Они согласно закивали, потирая руками полусмятые глотки. Майор застегнул шинель, поднял из-под кустов сброшенный со спины во время броска походный вещмешок-сидор и зашагал к поселку. Ребята шли за ним, окружив Саньку, дергали его за руки: «Дай глянуть», но он кинжала из рук не выпускал: «Потом, потом… адзынь, не лапай, не продается». Сзади загремела телега, их догонял Орлик, Савельич вез добытую ночью изюбрятину, которую поставлял для госпиталей; говорили, что она помогает быстрее залечивать раны.

Катя увидела их издалека и выбежала навстречу. Майор представился:

— Однополчанин вашего погибшего мужа. Воевали вместе, я его и хоронил в братской могиле. Привез вам его ордена.

Ее прижатые к груди руки бессильно повисли:

— Я все не верила. Думала ошибка в похоронке, надеялась, что пропал без вести и вернется. Сейчас все возвращаются.

— Не все.

— Знаю, что не все, но я надеялась.

Вошли в дом.
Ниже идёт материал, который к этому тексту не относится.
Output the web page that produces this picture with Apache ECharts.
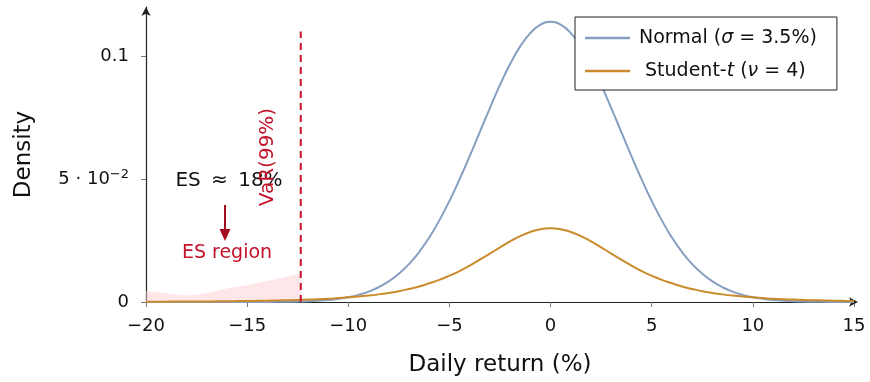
<!DOCTYPE html>
<html><head><meta charset="utf-8">
<script src="https://cdn.jsdelivr.net/npm/echarts@6/dist/echarts.min.js"></script>
<style>html,body{margin:0;padding:0;background:#fff}#c{width:870px;height:382px}</style>
</head><body><div id="c"></div>
<script>
// x positions (daily return, %), step 0.5
const xs = [-20,-19.5,-19,-18.5,-18,-17.5,-17,-16.5,-16,-15.5,-15,-14.5,-14,-13.5,-13,-12.5,-12,-11.5,-11,-10.5,-10,-9.5,-9,-8.5,-8,-7.5,-7,-6.5,-6,-5.5,-5,-4.5,-4,-3.5,-3,-2.5,-2,-1.5,-1,-0.5,0,0.5,1,1.5,2,2.5,3,3.5,4,4.5,5,5.5,6,6.5,7,7.5,8,8.5,9,9.5,10,10.5,11,11.5,12,12.5,13,13.5,14,14.5,15];
// Normal (sigma = 3.5%) density
const normalVals = [0,0,0,0,0,0,0,0,0,0,0,0,0,0.0001,0.0001,0.0002,0.0003,0.0005,0.0008,0.0013,0.0019,0.0029,0.0042,0.0060,0.0084,0.0115,0.0154,0.0203,0.0262,0.0332,0.0411,0.0499,0.0593,0.0691,0.0789,0.0883,0.0968,0.1040,0.1094,0.1128,0.1140,0.1128,0.1094,0.1040,0.0968,0.0883,0.0789,0.0691,0.0593,0.0499,0.0411,0.0332,0.0262,0.0203,0.0154,0.0115,0.0084,0.0060,0.0042,0.0029,0.0019,0.0013,0.0008,0.0005,0.0003,0.0002,0.0001,0.0001,0,0,0];
// Student-t (nu = 4) density
const studentVals = [0.00012,0.00013,0.00015,0.00017,0.00019,0.00021,0.00024,0.00027,0.00031,0.00036,0.00041,0.00047,0.00054,0.00062,0.00072,0.00083,0.0010,0.0011,0.0013,0.0016,0.0019,0.0022,0.0026,0.0031,0.0037,0.0044,0.0053,0.0063,0.0076,0.0090,0.0107,0.0126,0.0148,0.0172,0.0197,0.0222,0.0247,0.0268,0.0285,0.0296,0.0300,0.0296,0.0285,0.0268,0.0247,0.0222,0.0197,0.0172,0.0148,0.0126,0.0107,0.0090,0.0076,0.0063,0.0053,0.0044,0.0037,0.0031,0.0026,0.0022,0.0019,0.0016,0.0013,0.0011,0.0010,0.00083,0.00072,0.00062,0.00054,0.00047,0.00041];
// ES shaded region
const esX = [-20,-19,-18,-17,-16,-15,-14,-13,-12.35];
const esVals = [0.0045,0.0036,0.0027,0.0036,0.0055,0.0068,0.0085,0.0104,0.0117];
// VaR line
const varX = -12.35;
const varTop = 0.11;
const yTicks = [0,0.05,0.1];
const yTickLabels = ['0','5 · 10{sup|−2}','0.1'];

const FONT = '"DejaVu Sans"';
const zip = (a,b)=>a.map((v,i)=>[v,b[i]]);

const chart = echarts.init(document.getElementById('c'));
chart.setOption({
  animation:false,
  textStyle:{fontFamily:FONT},
  grid:{left:146,right:16,top:7,bottom:80,containLabel:false},
  legend:{
    left:575, top:17, orient:'vertical',
    backgroundColor:'#fff', borderColor:'#222', borderWidth:1, borderRadius:0,
    padding:[10,20,8,10], itemGap:11, itemWidth:45, itemHeight:2.5, icon:'rect',
    data:['Normal','Student'],
    textStyle:{fontFamily:FONT,fontSize:19,color:'#111',padding:[0,0,0,4],lineHeight:22,
      rich:{i:{fontFamily:FONT,fontSize:19,fontStyle:'italic',color:'#111',lineHeight:22},
            n:{fontFamily:FONT,fontSize:19,color:'#111',lineHeight:22}}},
    formatter:function(n){
      return n==='Normal' ? '{n|Normal (}{i|σ}{n| = 3.5%)}' : '{n| Student-}{i|t}{n| (}{i|ν}{n| = 4)}';
    }
  },
  xAxis:{
    type:'value', min:-20, max:15, interval:5,
    name:'Daily return (%)', nameLocation:'middle', nameGap:52,
    nameTextStyle:{fontFamily:FONT,fontSize:23,color:'#111'},
    axisLine:{onZero:true,lineStyle:{color:'#222',width:1.2},symbol:['none','arrow'],symbolSize:[7,9],symbolOffset:[0,4]},
    axisTick:{show:true,length:5,lineStyle:{color:'#777'}},
    splitLine:{show:false},
    axisLabel:{fontFamily:FONT,fontSize:18,color:'#111',margin:15,
      formatter:v=> v<0 ? '−'+Math.abs(v) : String(v)}
  },
  yAxis:{
    type:'value', min:0, max:0.12,
    name:'Density', nameLocation:'middle', nameGap:110, nameRotate:90,
    nameTextStyle:{fontFamily:FONT,fontSize:23,color:'#111'},
    axisLine:{show:true,onZero:false,lineStyle:{color:'#222',width:1.2},symbol:['none','arrow'],symbolSize:[7,9]},
    axisTick:{show:true,length:5,lineStyle:{color:'#777'},customValues:yTicks},
    splitLine:{show:false},
    axisLabel:{fontFamily:FONT,fontSize:18,color:'#111',margin:17,customValues:yTicks,
      formatter:v=>{const i=yTicks.findIndex(t=>Math.abs(t-v)<1e-9);return i>=0?yTickLabels[i]:'';},
      rich:{sup:{fontFamily:FONT,fontSize:13,color:'#111',verticalAlign:'bottom',padding:[0,0,9,0]}}}
  },
  series:[
    {name:'ES', type:'line', data:zip(esX,esVals), symbol:'none', smooth:0.3,
     lineStyle:{width:0}, areaStyle:{color:'rgba(252,205,210,0.7)',origin:'start'}, z:1, silent:true},
    {name:'Normal', type:'line', data:zip(xs,normalVals), symbol:'none', smooth:true,
     lineStyle:{color:'#869fc0',width:2}, itemStyle:{color:'#869fc0'}, z:3},
    {name:'Student', type:'line', data:zip(xs,studentVals), symbol:'none', smooth:true,
     lineStyle:{color:'#c98b2c',width:2}, itemStyle:{color:'#c98b2c'}, z:4},
    {name:'VaR', type:'line', data:[[varX,0],[varX,varTop]], symbol:'none',
     lineStyle:{color:'#c4122a',width:2,type:[7,5]}, z:5, silent:true}
  ],
  graphic:[
    {type:'text', x:229, y:181, style:{text:'ES \u2009≈\u2009 18%', font:'20px '+FONT, fill:'#111', align:'center', verticalAlign:'middle'}, z:10},
    {type:'text', x:268, y:157, rotation:Math.PI/2, style:{text:'VaR(99%)', font:'20px '+FONT, fill:'#c4122a', align:'center', verticalAlign:'middle'}, z:11},
    {type:'line', shape:{x1:225,y1:205,x2:225,y2:232}, style:{stroke:'#a50d1e',lineWidth:2}, z:10},
    {type:'polygon', shape:{points:[[219.5,229],[230.5,229],[225,241]]}, style:{fill:'#a50d1e'}, z:10},
    {type:'text', x:227, y:253, style:{text:'ES region', font:'19px '+FONT, fill:'#c4122a', align:'center', verticalAlign:'middle'}, z:10}
  ]
});
</script></body></html>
Катя пошла к киоту и достала оттуда бутылку водки:

— Мы с Павликом собирались распить ее после войны.

Семейные поминки в тесном кругу подошли к концу. Катя ушла из горницы в другую комнату и накрыла голову подушкой, чтобы не заголосить от горя на весь поселок. Ее рыданий Санька не услышал, поскольку в этот момент дед Самсон позвал его за собой. В руках деда была одностволка тридцать второго калибра, для мелюзги вроде белок и рябчиков:

— Пойдем за огород. Прощальный салют по бате ты тоже должен сделать, а не только его однополчане.

— А зачем за огород? Я и на крыльце на курок могу нажать.

— Не дело это. Он хотел, чтобы ты стал охотником, как в мамкином сне предсказывалось, я тебе с этим помогу. Охотник не должен жечь патроны впустую. Рябчика приманим на пикульку, по нему и стрельнешь.

Ружье оказалось тяжелым и ходило в руках во все стороны, поэтому пришлось положить ствол на забор напротив лиственницы, росшей на опушке леса за огородом, куда дед и подманил петушка. Нацелиться оказалось непросто: ружье было не по росту длинным и Саньке пришлось изогнуться в крючок, чтобы дотянуться до курка. Совместить мушку с планкой при этом не удавалось. Но когда отозвавшийся на писк деда рябчик выпорхнул на лиственницу и пробежал по покрытой золотой хвоей ветке к ее краю, пытаясь рассмотреть в траве того, кто его звал, Санька увидел, как ствол ружья вытянулся до самого рябчика, обозначив траекторию полета дробового заряда. Оставалось только подвести этот невероятно длинный, но такой же невероятно легкий ствол к грудке петушка и плавно потянуть за спуск. Инструктаж деда зря не пропал.

Рябчика Санька нес домой, поглаживая его по красным бровям и рябеньким перышкам, как самый дорогой подарок сегодняшнего дня. Ходивший с ними на охоту на огороде майор говорил приятные слова о том, что он бы взял Саньку с собой в разведку, и они были вполне заслуженными. Сегодня у Саньки был трижды счастливый день: ему доверили кинжал, ружье, но главным подарком судьбы был его первый в жизни охотничий трофей. Он еще не умел чувствовать горе своим сердцем, которое сегодня было заполнено гордостью и радостью победы. Детская душа еще не сформировалась во всей полноте ощущения горя и радости, добра и зла, любви и ненависти. Всему свое время.